In McCabe & Mrs. Miller (1971) he is Sheehan, the saloon keeper in the cold town of Presbyterian Church who is at first threatened by John McCabe's (Warren Beatty) arrival then becomes a proponent. His watching powerlessly as Keith Carradine's cowboy is goaded by one of the hired killers into drawing his Colt on the icy bridge is one of his best moments.



In Images (1972) he got his biggest role for Altman as Susannah York's husband Hugh. York's Cathryn has a tenuous hold on reality which has her and the audience wondering if her husband is there in the remote cabin with her or dead or another man entirely (Marcel Bozzuffi). The film is a trippy, sexy, disturbing meditation on identity, paranoia, and schizophrenia. It is one of Altman's best and least-seen pictures (co-written by York), even among film buffs.

The only other Altman film he would appear in is in the background in one of the scenes of The Player.



Apart from those roles, though I watched "Benson" as a kid and most definitely remember him in it that was never a favorite show. And I have never seen a single episode of "Star Trek: Deep Space Nine". But David E. Kelly's "Boston Legal" was fun, and though once again he played the uptight by-the-book foil he was a nice addition to the mix chastising Bill Shatner's Denny Crane and James Spader's Alan Shore for their antics at the firm of Crane, Poole, and Schmidt.

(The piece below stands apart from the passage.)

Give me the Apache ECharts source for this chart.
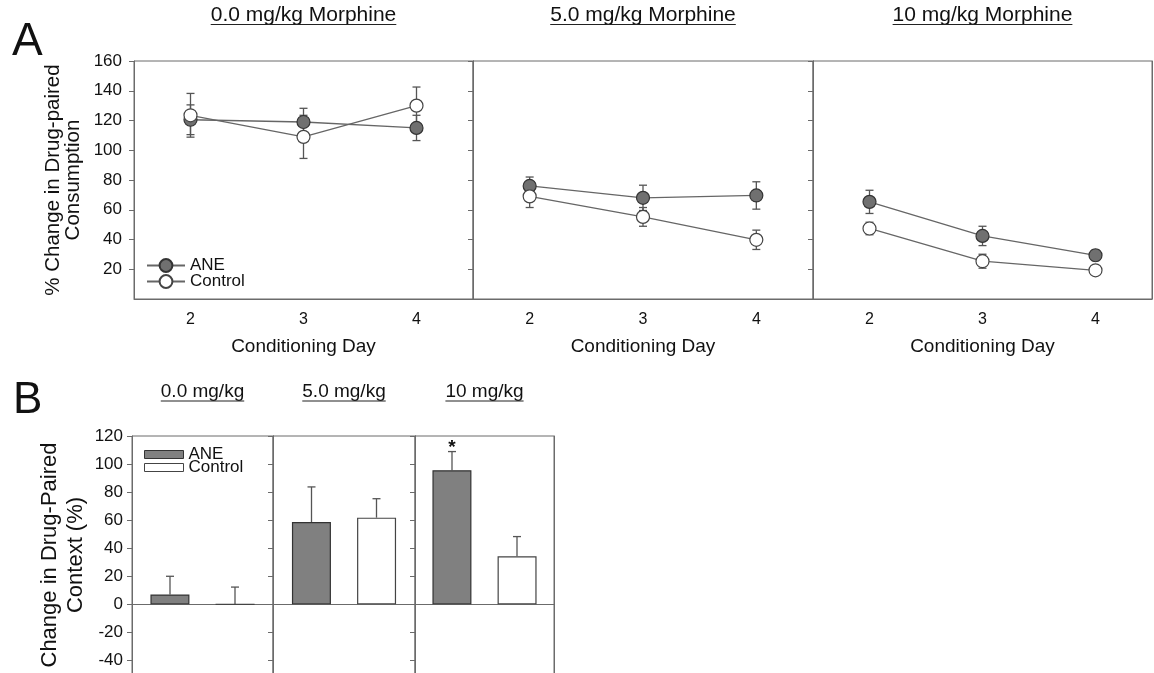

He did soooooo much other television, one-off guest spots and plenty of voice work in cartoons. For me his best film role other than the Altmans was the thriller Eyes of Laura Mars (1978). He shows up in two would-be 1970s blockbusters Robert Wise's all-star historical disaster pic The Hindenburg (1975) and in Dino De Laurentiis' cheesy remake of King Kong (1976). He also made it into the spoof of '70s disaster movies The Big Bus (1976). But mostly he was a TV actor and he worked an awful lot over the decades.






OMG, I just saw this thread...this is a major loss...one of the most versatile actors in the business. I think the first time I ever saw him was when he played Carol Burnett's gay BFF in Pete-N-Tillie. One of the busiest actors in the business. This guy was everywhere from the 1960's to the 1990's...television, movies, even theater...a lot of people might not remember that he won a Tony for his performance in the Broadway musical Big River. A great talent, RIP.